Goodell was tired of the whispers and the accusations of blacklists and collusion. He was tired of the boycotts and pitchforks and bad press. He was tired of vice presidents and managers and interns pestering him in the hallways with, “But I could really use him in my department” or “You’ve gotta make this right.”
So an olive branch was extended.
But instead of gratitude, Goodell got a text message:
“Sorry,” the message sent by Colin Kaepernick’s legal team to an NFL attorney said. “We’re going to go in a different direction.”
But hindsight is a blessing, and that interview was proven to be nothing more than a farce. It was also later revealed that the terms of reinstatement were… well, dubious at best.
As such, a former rising star within the corporation failed to return to the fold and according to CNN, Goodell is officially washing his hands of the situation.
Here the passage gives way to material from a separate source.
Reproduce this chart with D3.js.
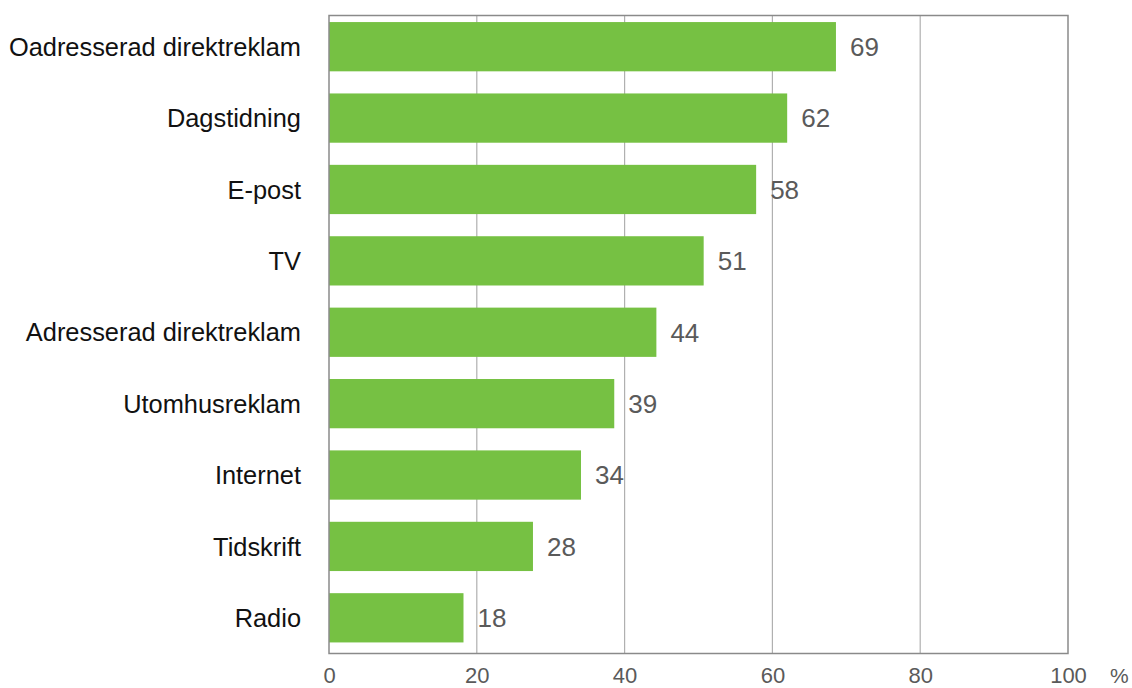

“This was […] about creating an opportunity, which Colin’s representatives came out in early October and we created that opportunity,” Goodell said at the NFL owners’ meetings on Wednesday. “It was a unique opportunity—an incredible opportunity and he chose not to take it. I understand that. And we’ve moved on here.”
From NFL Commissioner Roger Goodell’s perspective, he was just trying to help.
And with no more Mr. Nice Guy, Colin Kaepernick is finally becoming a martyr after all.